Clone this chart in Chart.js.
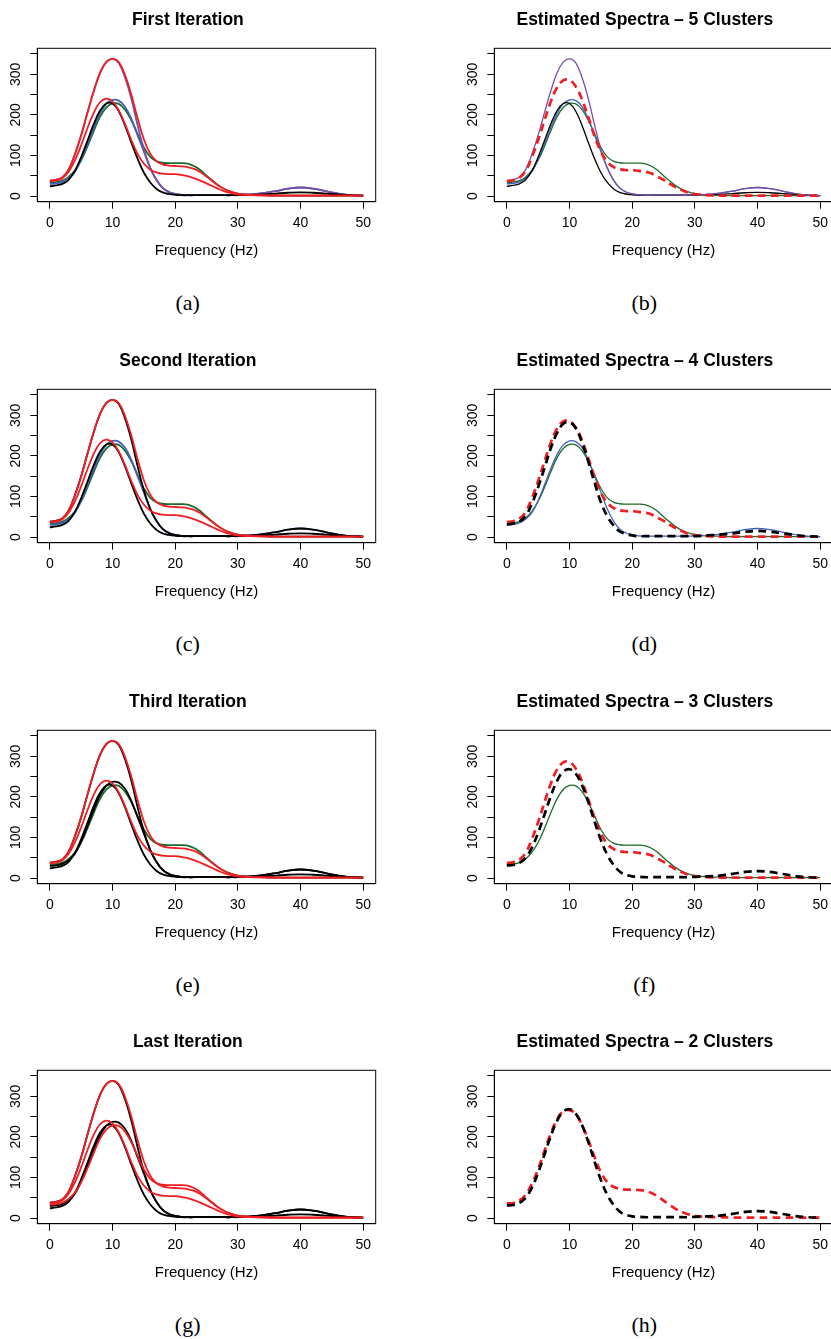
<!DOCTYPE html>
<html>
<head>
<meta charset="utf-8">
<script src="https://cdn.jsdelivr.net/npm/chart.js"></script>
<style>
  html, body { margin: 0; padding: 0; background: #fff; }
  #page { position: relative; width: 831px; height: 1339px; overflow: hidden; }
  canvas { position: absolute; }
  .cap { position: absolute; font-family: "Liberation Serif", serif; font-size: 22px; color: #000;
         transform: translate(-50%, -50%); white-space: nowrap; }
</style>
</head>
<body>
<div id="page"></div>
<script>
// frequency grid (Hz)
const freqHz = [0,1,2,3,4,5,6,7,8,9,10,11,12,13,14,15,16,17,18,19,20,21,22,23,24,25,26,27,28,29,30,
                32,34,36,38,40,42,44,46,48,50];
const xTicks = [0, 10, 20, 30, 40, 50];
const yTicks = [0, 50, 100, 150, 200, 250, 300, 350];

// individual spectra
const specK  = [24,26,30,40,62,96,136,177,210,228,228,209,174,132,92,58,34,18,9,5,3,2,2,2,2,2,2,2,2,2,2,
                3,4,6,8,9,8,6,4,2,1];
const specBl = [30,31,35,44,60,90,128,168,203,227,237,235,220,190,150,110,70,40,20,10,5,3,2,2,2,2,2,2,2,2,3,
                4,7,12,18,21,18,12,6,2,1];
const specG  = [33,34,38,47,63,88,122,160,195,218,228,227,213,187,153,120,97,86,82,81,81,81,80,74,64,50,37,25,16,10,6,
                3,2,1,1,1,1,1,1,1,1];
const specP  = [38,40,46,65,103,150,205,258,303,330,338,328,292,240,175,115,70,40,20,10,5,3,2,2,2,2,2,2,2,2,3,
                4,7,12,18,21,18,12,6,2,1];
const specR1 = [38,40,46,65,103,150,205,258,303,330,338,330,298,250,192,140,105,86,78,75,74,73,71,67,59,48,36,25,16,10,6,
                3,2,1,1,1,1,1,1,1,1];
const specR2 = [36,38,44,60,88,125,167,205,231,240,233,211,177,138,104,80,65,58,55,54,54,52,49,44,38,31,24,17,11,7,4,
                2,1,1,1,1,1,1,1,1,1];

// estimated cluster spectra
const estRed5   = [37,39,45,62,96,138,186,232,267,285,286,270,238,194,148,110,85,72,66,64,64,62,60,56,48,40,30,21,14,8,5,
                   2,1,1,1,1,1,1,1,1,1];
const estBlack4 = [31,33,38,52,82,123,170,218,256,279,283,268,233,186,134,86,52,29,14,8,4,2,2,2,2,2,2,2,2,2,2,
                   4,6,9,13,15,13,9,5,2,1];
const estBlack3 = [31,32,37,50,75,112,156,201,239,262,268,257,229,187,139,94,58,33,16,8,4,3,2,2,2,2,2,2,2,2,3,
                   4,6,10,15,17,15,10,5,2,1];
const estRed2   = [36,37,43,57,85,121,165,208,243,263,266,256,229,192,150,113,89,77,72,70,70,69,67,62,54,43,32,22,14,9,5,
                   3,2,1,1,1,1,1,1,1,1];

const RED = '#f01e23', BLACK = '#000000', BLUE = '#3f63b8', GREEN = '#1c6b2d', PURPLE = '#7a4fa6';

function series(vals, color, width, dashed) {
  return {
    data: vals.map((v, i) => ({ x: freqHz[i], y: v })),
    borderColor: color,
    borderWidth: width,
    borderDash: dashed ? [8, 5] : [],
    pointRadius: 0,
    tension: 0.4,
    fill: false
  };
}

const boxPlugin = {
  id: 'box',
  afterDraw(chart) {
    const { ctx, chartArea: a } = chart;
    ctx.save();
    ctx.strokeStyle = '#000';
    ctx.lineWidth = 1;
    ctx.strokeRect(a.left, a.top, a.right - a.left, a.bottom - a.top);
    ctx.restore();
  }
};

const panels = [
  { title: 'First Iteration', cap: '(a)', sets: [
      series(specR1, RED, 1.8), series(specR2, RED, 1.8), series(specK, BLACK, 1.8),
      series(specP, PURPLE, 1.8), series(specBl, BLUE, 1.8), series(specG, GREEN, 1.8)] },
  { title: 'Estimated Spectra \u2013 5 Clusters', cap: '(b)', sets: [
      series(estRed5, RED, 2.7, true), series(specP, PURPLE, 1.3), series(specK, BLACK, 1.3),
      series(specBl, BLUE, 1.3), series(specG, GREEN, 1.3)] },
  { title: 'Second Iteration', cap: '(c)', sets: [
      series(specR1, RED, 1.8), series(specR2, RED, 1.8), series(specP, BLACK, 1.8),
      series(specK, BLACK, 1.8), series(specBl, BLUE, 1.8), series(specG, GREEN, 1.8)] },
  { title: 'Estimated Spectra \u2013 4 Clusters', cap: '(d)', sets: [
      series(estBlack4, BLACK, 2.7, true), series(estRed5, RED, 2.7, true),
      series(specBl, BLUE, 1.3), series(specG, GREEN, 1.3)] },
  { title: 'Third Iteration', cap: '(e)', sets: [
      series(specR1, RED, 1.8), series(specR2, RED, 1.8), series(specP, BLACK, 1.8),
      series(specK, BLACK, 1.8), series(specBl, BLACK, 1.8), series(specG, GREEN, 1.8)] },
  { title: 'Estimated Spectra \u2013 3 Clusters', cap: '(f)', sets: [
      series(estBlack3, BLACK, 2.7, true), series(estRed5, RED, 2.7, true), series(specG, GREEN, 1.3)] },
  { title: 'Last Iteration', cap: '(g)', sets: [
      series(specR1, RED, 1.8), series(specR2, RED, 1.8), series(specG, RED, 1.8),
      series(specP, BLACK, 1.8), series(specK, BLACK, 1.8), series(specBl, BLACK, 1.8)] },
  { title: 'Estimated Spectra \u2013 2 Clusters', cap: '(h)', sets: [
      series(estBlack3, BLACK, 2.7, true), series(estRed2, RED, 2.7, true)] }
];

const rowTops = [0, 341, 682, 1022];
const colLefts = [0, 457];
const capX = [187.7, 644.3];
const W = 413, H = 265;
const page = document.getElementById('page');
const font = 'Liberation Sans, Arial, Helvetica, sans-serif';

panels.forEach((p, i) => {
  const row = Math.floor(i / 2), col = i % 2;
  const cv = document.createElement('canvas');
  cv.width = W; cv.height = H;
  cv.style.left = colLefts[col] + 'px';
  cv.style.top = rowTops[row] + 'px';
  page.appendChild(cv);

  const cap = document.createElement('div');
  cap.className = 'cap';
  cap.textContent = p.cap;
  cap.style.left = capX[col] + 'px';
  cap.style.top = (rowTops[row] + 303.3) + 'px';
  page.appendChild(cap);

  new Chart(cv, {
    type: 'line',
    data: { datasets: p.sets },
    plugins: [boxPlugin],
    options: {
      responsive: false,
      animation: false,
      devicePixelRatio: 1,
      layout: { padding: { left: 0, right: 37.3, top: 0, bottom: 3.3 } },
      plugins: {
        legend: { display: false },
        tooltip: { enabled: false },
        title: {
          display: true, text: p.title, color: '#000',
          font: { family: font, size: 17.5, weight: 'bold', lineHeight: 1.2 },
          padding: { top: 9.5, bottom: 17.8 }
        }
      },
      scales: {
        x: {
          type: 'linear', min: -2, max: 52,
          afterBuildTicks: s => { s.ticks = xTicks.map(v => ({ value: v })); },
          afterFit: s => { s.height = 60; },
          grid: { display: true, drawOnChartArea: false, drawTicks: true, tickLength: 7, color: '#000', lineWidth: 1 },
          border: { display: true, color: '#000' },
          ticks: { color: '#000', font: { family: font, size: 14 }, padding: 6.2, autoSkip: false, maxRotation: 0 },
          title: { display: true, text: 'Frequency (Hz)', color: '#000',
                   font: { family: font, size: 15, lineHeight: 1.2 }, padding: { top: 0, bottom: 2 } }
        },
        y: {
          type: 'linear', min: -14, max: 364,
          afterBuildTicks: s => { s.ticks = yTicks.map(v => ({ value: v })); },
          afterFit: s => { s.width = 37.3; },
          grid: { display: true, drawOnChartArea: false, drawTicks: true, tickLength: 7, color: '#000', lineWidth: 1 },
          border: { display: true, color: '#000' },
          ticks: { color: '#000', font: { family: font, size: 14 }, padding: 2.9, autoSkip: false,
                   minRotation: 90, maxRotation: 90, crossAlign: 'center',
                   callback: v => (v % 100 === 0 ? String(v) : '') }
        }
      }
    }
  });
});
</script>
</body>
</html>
---
Leave out any pictures, please, and quote only the lines from the top of the data through the line that contains "const yTicks = [0, 50, 100, 150, 200, 250, 300, 350];".

Clone this chart in Chart.js.
<!DOCTYPE html>
<html>
<head>
<meta charset="utf-8">
<script src="https://cdn.jsdelivr.net/npm/chart.js"></script>
<style>
  html, body { margin: 0; padding: 0; background: #fff; }
  #page { position: relative; width: 831px; height: 1339px; overflow: hidden; }
  canvas { position: absolute; }
  .cap { position: absolute; font-family: "Liberation Serif", serif; font-size: 22px; color: #000;
         transform: translate(-50%, -50%); white-space: nowrap; }
</style>
</head>
<body>
<div id="page"></div>
<script>
// frequency grid (Hz)
const freqHz = [0,1,2,3,4,5,6,7,8,9,10,11,12,13,14,15,16,17,18,19,20,21,22,23,24,25,26,27,28,29,30,
                32,34,36,38,40,42,44,46,48,50];
const xTicks = [0, 10, 20, 30, 40, 50];
const yTicks = [0, 50, 100, 150, 200, 250, 300, 350];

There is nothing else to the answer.